Madame Z. a une fille. Une quarantaine d'années, active voire débordée, elle tente de réaménager son emploi du temps pour cette étape imprévue et soudaine dans la vie de sa mère. C'est difficile mais elle y arrive petit à petit. Elle commence à comprendre que sa mère va rester là, qu'elle ne se remettra pas, et que ce séjour, prévu pour un traitement de la douleur se transforme doucement en accompagnement de fin de vie. Et cette nouvelle étape lui donne curieusement l'envie de faire des projets. Pour sa mère.

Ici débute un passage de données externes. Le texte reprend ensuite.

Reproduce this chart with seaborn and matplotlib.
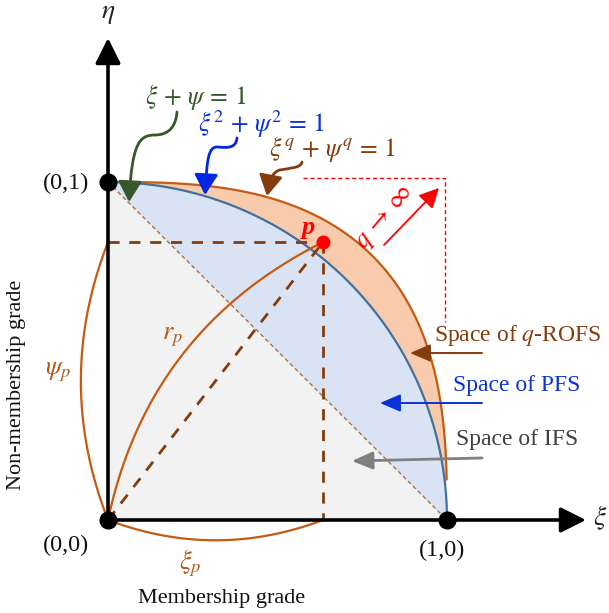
import numpy as np
import matplotlib
matplotlib.use("Agg")
import matplotlib.pyplot as plt
import seaborn as sns
import pandas as pd
from matplotlib.path import Path
from matplotlib.patches import FancyArrowPatch, Polygon

# ---------------- data ----------------
q_value = 2.8                      # exponent of the q-ROFS boundary
p_xi, p_eta = 0.634, 0.822         # membership / non-membership of point p
corner_xi = [0, 1, 0]
corner_eta = [0, 0, 1]
corner_labels = ["(0,0)", "(1,0)", "(0,1)"]
region_labels = ["Space of $q$-ROFS", "Space of PFS", "Space of IFS"]
eq_labels = [r"$\xi\,+\,\psi\,=\,1$", r"$\xi^2\,+\,\psi^2\,=\,1$", r"$\xi^q\,+\,\psi^q\,=\,1$"]
axis_titles = ["Membership grade", "Non-membership grade"]

# ---------------- style ----------------
sns.set_theme(style="white")
plt.rcParams['font.family'] = ['Liberation Serif', 'DejaVu Serif']
plt.rcParams['mathtext.fontset'] = 'stix'

BROWN = '#843c0c'
ORANGE = '#c55a11'
BLUE_LINE = '#41719c'
GREEN = '#38572a'
BLUE_TXT = '#0b33d6'
LBL = '#b05a1c'

fig = plt.figure(figsize=(6.09, 6.13), dpi=100)
ax = fig.add_axes([0, 0, 1, 1])
ax.set_xlim(-108 / 339, 501 / 339)
ax.set_ylim(-93 / 338, 520 / 338)
ax.axis('off')


def P(x, y):
    return ((x - 108) / 339, (520 - y) / 338)


# ---------------- regions ----------------
theta = np.linspace(0, np.pi / 2, 300)
circ = pd.DataFrame({"xi": np.cos(theta), "eta": np.sin(theta)})

t_min = 0.12 ** (q_value / 2)
t = np.linspace(np.arcsin(t_min), np.pi / 2, 300)
qcurve = pd.DataFrame({"xi": np.cos(t) ** (2 / q_value), "eta": np.sin(t) ** (2 / q_value)})

ax.add_patch(Polygon([(0, 0), (1, 0), (0, 1)], closed=True, fc='#f2f2f2', ec='none', zorder=1))
ax.add_patch(Polygon(circ[["xi", "eta"]].values, closed=True, fc='#dae3f3', ec='none', zorder=1))
th_back = np.linspace(np.pi / 2, np.arcsin(0.09), 300)
orange_poly = np.vstack([qcurve[["xi", "eta"]].values,
                         np.c_[np.cos(th_back), np.sin(th_back)]])
ax.add_patch(Polygon(orange_poly, closed=True, fc='#f8cbad', ec='none', zorder=1))

sns.lineplot(data=qcurve, x="xi", y="eta", sort=False, ax=ax, color=ORANGE, lw=1.6, zorder=3)
sns.lineplot(data=circ, x="xi", y="eta", sort=False, ax=ax, color=BLUE_LINE, lw=1.6, zorder=3)

# diagonal xi + psi = 1
ax.plot([0, 1], [1, 0], color='#a9704d', lw=1.0, dashes=(3, 2), zorder=2)

# projections of p
for xs, ys in [([0, p_xi], [p_eta, p_eta]), ([p_xi, p_xi], [p_eta, 0]), ([0, p_xi], [0, p_eta])]:
    ax.plot(xs, ys, color=BROWN, lw=2.0, dashes=(4, 3.5), zorder=4)


def qbez(a, b, offset, n=100):
    a = np.asarray(a, float)
    b = np.asarray(b, float)
    d = b - a
    nrm = np.array([-d[1], d[0]]) / np.hypot(*d)
    c = (a + b) / 2 + nrm * offset
    s = np.linspace(0, 1, n)[:, None]
    return (1 - s) ** 2 * a + 2 * (1 - s) * s * c + s ** 2 * b


for a, b, off in [((0, 0), (p_xi, p_eta), 0.25),
                  ((0, 0), (0, p_eta), 0.16),
                  ((0, 0), (p_xi, 0), -0.12)]:
    pts = qbez(a, b, off)
    ax.plot(pts[:, 0], pts[:, 1], color=ORANGE, lw=1.6, zorder=4, clip_on=False)

ax.text(*P(58, 372), r"$\psi_p$", color=LBL, fontsize=19, ha='center', va='center')
ax.text(*P(172, 337), r"$r_p$", color=LBL, fontsize=19, ha='center', va='center')
ax.text(*P(190, 563), r"$\xi_p$", color=LBL, fontsize=19, ha='center', va='center')

# ---------------- axes ----------------
arrow_kw = dict(arrowstyle='-|>,head_length=0.7,head_width=0.35', lw=2.6, color='black',
                mutation_scale=22, shrinkA=0, shrinkB=0)
ax.annotate('', xy=P(586, 520), xytext=P(108, 520), arrowprops=arrow_kw, zorder=6)
ax.annotate('', xy=P(108, 38), xytext=P(108, 520), arrowprops=arrow_kw, zorder=6)
ax.text(*P(600, 518), r"$\xi$", fontsize=20, ha='center', va='center')
ax.text(*P(108, 14), r"$\eta$", fontsize=20, ha='center', va='center')

ax.plot(corner_xi, corner_eta, 'o', color='black', ms=12, zorder=8, clip_on=False)
for lab, pos in zip(corner_labels, [P(66, 545), P(442, 550), P(66, 183)]):
    ax.text(*pos, lab, fontsize=17.5, ha='center', va='center', color='#111111')

# point p
ax.plot([p_xi], [p_eta], 'o', color='red', ms=9, zorder=9)
ax.text(*P(308, 227), "p", color='red', fontsize=19, fontstyle='italic', fontweight='bold',
        ha='center', va='center')

# q -> infinity
ax.plot([P(303, 178)[0], P(445, 178)[0], P(445, 178)[0]],
        [P(303, 178)[1], P(445, 178)[1], P(445, 322)[1]],
        color='red', lw=1.0, dashes=(3, 2), zorder=3)
ax.annotate('', xy=P(439, 188), xytext=P(384, 245),
            arrowprops=dict(arrowstyle='-|>,head_length=0.6,head_width=0.3', lw=1.3,
                            color='red', mutation_scale=20, shrinkA=0, shrinkB=0))
ax.text(*P(386, 218), r"$q\,\rightarrow\,\infty$", color='red', fontsize=19, rotation=50,
        ha='center', va='center')

# region labels and arrows
reg_cols = [BROWN, BLUE_TXT, '#404040']
arr_cols = [BROWN, BLUE_TXT, '#7f7f7f']
reg_lw = [1.4, 1.4, 2.0]
reg_txt_pos = [P(518, 335), P(517, 386), P(517, 440)]
reg_arr = [(P(482, 353), P(410, 353)), (P(482, 403), P(380, 403)), (P(482, 458), P(352, 461))]
for lab, c, ac, lw, tp, (s, e) in zip(region_labels, reg_cols, arr_cols, reg_lw, reg_txt_pos, reg_arr):
    ax.text(*tp, lab, color=c, fontsize=17, ha='center', va='center')
    ax.annotate('', xy=e, xytext=s,
                arrowprops=dict(arrowstyle='-|>,head_length=0.7,head_width=0.3', lw=lw,
                                color=ac, mutation_scale=18, shrinkA=0, shrinkB=0), zorder=7)

# equations with wavy arrows
eq_cols = [GREEN, BLUE_TXT, BROWN]
eq_pos = [P(196, 104), P(261, 132), P(332, 156)]
for lab, c, pos in zip(eq_labels, eq_cols, eq_pos):
    ax.text(*pos, lab, color=c, fontsize=18.5, ha='center', va='baseline')

wavy = [
    [(177, 112), (176, 125), (170, 135), (155, 135), (140, 135), (132, 142), (129, 202)],
    [(237, 138), (236, 148), (228, 148), (218, 147), (208, 146), (207, 160), (205, 195)],
    [(302, 162), (301, 168), (290, 168), (280, 170), (272, 172), (270, 180), (267, 196)],
]
for verts, c in zip(wavy, [GREEN, '#0026e6', BROWN]):
    vv = [P(*v) for v in verts]
    codes = [Path.MOVETO] + [Path.CURVE4] * 6
    ax.add_patch(FancyArrowPatch(path=Path(vv, codes),
                                 arrowstyle='-|>,head_length=0.7,head_width=0.4',
                                 mutation_scale=18, lw=2.0, color=c, zorder=7))

# axis titles
ax.text(*P(222, 598), axis_titles[0], fontsize=16, ha='center', va='center', color='#111111')
ax.text(*P(17, 385), axis_titles[1], fontsize=16, ha='center', va='center', rotation=90,
        color='#111111')

fig.savefig("out.png", dpi=100)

Cette exposition qui était prévue... elle va l’organiser.
- Bien sur ce ne sera pas dans une galerie; c’est dommage, elle avait mis tellement de temps à trouver l’endroit... Mais tout était presque prêt, le catalogue en cours de fabrication... il suffit de changer le lieu et les dates. Vous ne croyez pas ?
J’avoue mon manque d’expérience dans ce domaine ; mais ce projet me paraît irréalisable. La fille de madame Z. est enthousiaste à cette idée. Et sa mère, qui ne se lève presque plus aussi. Depuis, tous les après-midis, elle se libère pour venir parler avec elle de l'organisation. Qui inviter? Que prévoir? Quelles oeuvres choisir? Comment les exposer. Elles sont toutes les deux fébriles. Elles ont obtenu l’autorisation de l’hôpital, et chacun à sa façon porte sa pierre au projet. Des espaces se libèrent, des idées d'aménagement fusent, tout le monde échange sur le sujet. Une exposition? Ici? mais comment?

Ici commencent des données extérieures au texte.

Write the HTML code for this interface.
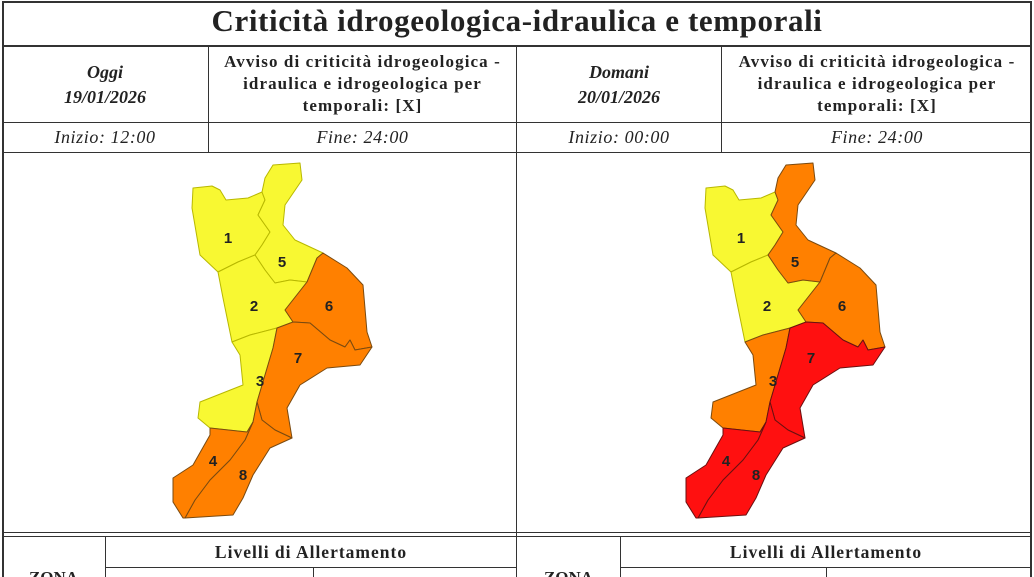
<!DOCTYPE html><html style="overflow:hidden;width:1034px;height:577px"><head><meta charset="utf-8"><style>
body{margin:0;width:1034px;height:577px;overflow:hidden;background:#fff;font-family:"Liberation Serif",serif;position:relative}
.t{position:absolute;text-align:center;color:#222}
</style></head><body>
<div style="position:absolute;left:2px;top:1px;width:1030px;height:600px;border:2px solid #333;border-bottom:none;box-sizing:border-box;max-height:576px"></div>
<div class="t" style="left:2px;top:3px;width:1030px;font-size:31px;font-weight:bold;letter-spacing:0.6px">Criticità idrogeologica-idraulica e temporali</div>
<div style="position:absolute;left:2px;top:45px;width:1030px;border-top:2px solid #333"></div>
<div style="position:absolute;left:2px;top:122px;width:1030px;border-top:1.5px solid #333"></div>
<div style="position:absolute;left:2px;top:152px;width:1030px;border-top:1.5px solid #333"></div>
<div style="position:absolute;left:208px;top:46px;height:107px;border-left:1.5px solid #333"></div>
<div style="position:absolute;left:516px;top:46px;height:490px;border-left:1.5px solid #333"></div>
<div style="position:absolute;left:721px;top:46px;height:107px;border-left:1.5px solid #333"></div>
<div class="t" style="left:2px;top:60px;width:206px;font-size:18px;font-style:italic;font-weight:bold;line-height:25px">Oggi<br>19/01/2026</div>
<div class="t" style="left:209px;top:51px;width:307px;font-size:17px;font-weight:bold;line-height:22px;letter-spacing:1.1px">Avviso di criticità idrogeologica -<br>idraulica e idrogeologica per<br>temporali: [X]</div>
<div class="t" style="left:517px;top:60px;width:204px;font-size:18px;font-style:italic;font-weight:bold;line-height:25px">Domani<br>20/01/2026</div>
<div class="t" style="left:722px;top:51px;width:310px;font-size:17px;font-weight:bold;line-height:22px;letter-spacing:1.1px">Avviso di criticità idrogeologica -<br>idraulica e idrogeologica per<br>temporali: [X]</div>
<div class="t" style="left:2px;top:127px;width:206px;font-size:18px;font-style:italic;letter-spacing:0.6px">Inizio: 12:00</div>
<div class="t" style="left:209px;top:127px;width:307px;font-size:18px;font-style:italic;letter-spacing:0.6px">Fine: 24:00</div>
<div class="t" style="left:517px;top:127px;width:204px;font-size:18px;font-style:italic;letter-spacing:0.6px">Inizio: 00:00</div>
<div class="t" style="left:722px;top:127px;width:310px;font-size:18px;font-style:italic;letter-spacing:0.6px">Fine: 24:00</div>
<div style="position:absolute;left:2px;top:532px;width:1030px;height:3px;border-top:1.5px solid #333;border-bottom:1.5px solid #333"></div>
<div style="position:absolute;left:516px;top:536px;height:45px;border-left:1.5px solid #333"></div>
<div style="position:absolute;left:105px;top:537px;height:40px;border-left:1.5px solid #333"></div>
<div style="position:absolute;left:620px;top:537px;height:40px;border-left:1.5px solid #333"></div>
<div style="position:absolute;left:105px;top:567px;width:412px;border-top:1.5px solid #333"></div>
<div style="position:absolute;left:620px;top:567px;width:412px;border-top:1.5px solid #333"></div>
<div style="position:absolute;left:313px;top:567px;height:12px;border-left:1.5px solid #333"></div>
<div style="position:absolute;left:826px;top:567px;height:12px;border-left:1.5px solid #333"></div>
<div class="t" style="left:106px;top:542px;width:410px;font-size:17.5px;font-weight:bold;letter-spacing:1px">Livelli di Allertamento</div>
<div class="t" style="left:621px;top:542px;width:410px;font-size:17.5px;font-weight:bold;letter-spacing:1px">Livelli di Allertamento</div>
<div class="t" style="left:2px;top:568px;width:103px;font-size:17px;font-weight:bold">ZONA</div>
<div class="t" style="left:517px;top:568px;width:103px;font-size:17px;font-weight:bold">ZONA</div>
<svg width="1034" height="577" style="position:absolute;left:0;top:0">
<defs>
<polygon id="r1" points="193,188 212,186 220,190 226,200 248,198 262,192 265,200 258,215 270,232 262,245 255,255 238,262 218,272 200,255 192,208"/>
<polygon id="r5" points="262,192 265,178 273,165 300,163 302,180 285,205 283,225 295,240 323,253 317,258 307,282 290,280 275,283 265,270 255,255 262,245 270,232 258,215 265,200"/>
<polygon id="r2" points="218,272 238,262 255,255 265,270 275,283 290,280 307,282 285,310 293,322 277,328 250,335 232,342 223,298"/>
<polygon id="r3" points="232,342 250,335 277,328 273,348 257,402 253,422 247,432 210,428 198,418 200,402 243,385 240,355"/>
<polygon id="r6" points="323,253 347,268 363,285 367,332 372,347 355,350 350,340 345,347 330,340 310,323 293,322 285,310 307,282 317,258"/>
<polygon id="r7" points="293,322 310,323 330,340 345,347 350,340 355,350 372,347 360,365 327,368 300,385 287,408 292,438 275,430 262,420 257,402 273,348 277,328"/>
<polygon id="r8" points="257,402 262,420 275,430 292,438 270,448 253,475 243,498 233,515 185,518 195,500 210,480 230,460 245,440 253,422"/>
<polygon id="r4" points="253,422 245,440 230,460 210,480 195,500 185,518 183,518 173,502 173,478 193,465 210,435 210,428 247,432"/>
</defs>
<g stroke-width="1" stroke-linejoin="round">
<use href="#r1" fill="#f8f832" stroke="#b8b800"/><use href="#r5" fill="#f8f832" stroke="#b8b800"/>
<use href="#r2" fill="#f8f832" stroke="#b8b800"/><use href="#r3" fill="#f8f832" stroke="#b8b800"/>
<use href="#r6" fill="#ff8000" stroke="#7a4a10"/><use href="#r7" fill="#ff8000" stroke="#7a4a10"/>
<use href="#r8" fill="#ff8000" stroke="#7a4a10"/><use href="#r4" fill="#ff8000" stroke="#7a4a10"/>
</g>
<g transform="translate(513,0)" stroke-width="1" stroke-linejoin="round">
<use href="#r1" fill="#f8f832" stroke="#b8b800"/><use href="#r2" fill="#f8f832" stroke="#b8b800"/>
<use href="#r5" fill="#ff8000" stroke="#7a4a10"/><use href="#r6" fill="#ff8000" stroke="#7a4a10"/>
<use href="#r3" fill="#ff8000" stroke="#7a4a10"/>
<use href="#r7" fill="#ff1010" stroke="#6a1010"/><use href="#r8" fill="#ff1010" stroke="#6a1010"/><use href="#r4" fill="#ff1010" stroke="#6a1010"/>
</g>
<g font-family="Liberation Sans, sans-serif" font-weight="bold" font-size="15" fill="#222" text-anchor="middle">
<text x="228" y="243">1</text><text x="282" y="267">5</text><text x="254" y="311">2</text><text x="329" y="311">6</text><text x="298" y="363">7</text><text x="260" y="386">3</text><text x="213" y="466">4</text><text x="243" y="480">8</text>
<g transform="translate(513,0)"><text x="228" y="243">1</text><text x="282" y="267">5</text><text x="254" y="311">2</text><text x="329" y="311">6</text><text x="298" y="363">7</text><text x="260" y="386">3</text><text x="213" y="466">4</text><text x="243" y="480">8</text></g>
</g>
</svg>
</body></html>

Et puis les semaines ont passé. La mère artiste ne quitte plus son lit. Sa fille continue à venir tous les jours, et lui raconte comment et où ça va se passer, ceux qui ont répondu, ceux qui vont venir... Sa mère écoute mais ne parle plus. Tout le monde a prévu de faire Madame Z. belle et chic pour le jour J, et de déplacer son lit dans l’espace prévu pour l’exposition. La fébrilité a gagné les couloirs, teintée d'un sentiment d'urgence qui ne se dit pas.
Le vernissage a eu lieu hier. En présence de la fille de l'artiste. Dans les couloirs de l'hôpital où Madame Z., précaire, n'a pas pu sortir de sa chambre.

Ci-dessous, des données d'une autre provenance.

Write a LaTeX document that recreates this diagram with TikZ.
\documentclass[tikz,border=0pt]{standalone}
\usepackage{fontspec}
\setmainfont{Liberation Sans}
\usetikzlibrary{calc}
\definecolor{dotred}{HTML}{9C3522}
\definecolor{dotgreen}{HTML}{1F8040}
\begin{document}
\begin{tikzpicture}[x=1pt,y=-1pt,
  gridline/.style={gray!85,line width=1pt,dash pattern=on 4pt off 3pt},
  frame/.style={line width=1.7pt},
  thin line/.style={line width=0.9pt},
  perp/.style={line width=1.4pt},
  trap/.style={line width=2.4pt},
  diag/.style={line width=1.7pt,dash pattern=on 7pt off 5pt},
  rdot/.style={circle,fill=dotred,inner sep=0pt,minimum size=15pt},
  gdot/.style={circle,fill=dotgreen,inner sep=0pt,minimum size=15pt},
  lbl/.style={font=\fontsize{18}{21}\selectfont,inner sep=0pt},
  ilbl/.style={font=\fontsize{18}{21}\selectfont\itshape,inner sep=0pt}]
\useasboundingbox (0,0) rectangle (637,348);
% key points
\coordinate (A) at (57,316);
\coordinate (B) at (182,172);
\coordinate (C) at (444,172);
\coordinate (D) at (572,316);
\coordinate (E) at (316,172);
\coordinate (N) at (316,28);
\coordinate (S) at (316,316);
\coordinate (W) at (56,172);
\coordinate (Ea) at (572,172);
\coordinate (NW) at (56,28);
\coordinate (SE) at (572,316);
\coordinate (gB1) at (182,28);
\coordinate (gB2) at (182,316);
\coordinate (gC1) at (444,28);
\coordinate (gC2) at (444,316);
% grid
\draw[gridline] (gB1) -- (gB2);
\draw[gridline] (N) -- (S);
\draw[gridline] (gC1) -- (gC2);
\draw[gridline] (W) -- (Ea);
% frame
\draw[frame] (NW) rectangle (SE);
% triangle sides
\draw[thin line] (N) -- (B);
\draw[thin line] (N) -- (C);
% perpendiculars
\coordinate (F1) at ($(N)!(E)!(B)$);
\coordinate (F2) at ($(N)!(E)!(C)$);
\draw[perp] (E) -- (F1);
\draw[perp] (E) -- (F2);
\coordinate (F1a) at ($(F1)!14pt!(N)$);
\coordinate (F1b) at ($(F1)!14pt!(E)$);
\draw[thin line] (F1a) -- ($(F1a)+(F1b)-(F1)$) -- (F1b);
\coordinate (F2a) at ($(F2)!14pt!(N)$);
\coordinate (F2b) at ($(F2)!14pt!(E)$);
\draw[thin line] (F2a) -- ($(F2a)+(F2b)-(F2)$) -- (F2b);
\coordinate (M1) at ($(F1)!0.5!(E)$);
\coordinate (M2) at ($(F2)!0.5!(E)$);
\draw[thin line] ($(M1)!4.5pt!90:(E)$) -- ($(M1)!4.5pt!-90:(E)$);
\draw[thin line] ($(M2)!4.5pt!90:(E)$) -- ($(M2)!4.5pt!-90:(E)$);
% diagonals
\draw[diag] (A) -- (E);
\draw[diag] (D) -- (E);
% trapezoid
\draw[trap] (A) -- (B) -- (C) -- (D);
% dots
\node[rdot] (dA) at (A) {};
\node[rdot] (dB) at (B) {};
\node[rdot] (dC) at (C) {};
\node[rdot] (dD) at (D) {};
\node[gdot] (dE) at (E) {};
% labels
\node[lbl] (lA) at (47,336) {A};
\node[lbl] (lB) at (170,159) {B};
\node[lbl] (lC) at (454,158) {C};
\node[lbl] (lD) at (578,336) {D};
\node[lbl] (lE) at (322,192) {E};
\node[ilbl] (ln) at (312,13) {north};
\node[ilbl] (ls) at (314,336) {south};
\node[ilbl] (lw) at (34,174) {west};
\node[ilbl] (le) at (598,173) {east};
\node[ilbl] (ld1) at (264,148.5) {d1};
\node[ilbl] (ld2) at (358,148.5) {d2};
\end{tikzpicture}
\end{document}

Sa fille, assise sur un banc devant la chambre de sa mère m’accueille avec un sourire triste.
- j'ai eu le temps de lui raconter comment ça s'était passé. Et je sais qu'elle m'a entendue. Je lui ai lu des témoignages sur le livre d'or, j'espère qu'elle a compris. C'était bien vous savez, les gens ont beaucoup aimé. Et moi je suis contente d'avoir fait ça pour elle; C'était son projet d'exposer ses oeuvres.
Autour de nous, des tableaux sont exposés au mur, des paravents, et même des chaises. Rétrospective complète de ses créations. Certaines portent des pastilles rouges - elles ont trouvé acquéreur parmi les invités, mais aussi les soignants et quelques visiteurs.
La fille de madame Z. tient sur ses genoux un livre d'or, chargé de mots d'amis ou d'inconnus qui passent ou sont passés.
De l'autre coté de la porte, loin de cette explosion de couleurs, madame Z. a rendu son dernier souffle ce matin, près de ses oeuvres exposées.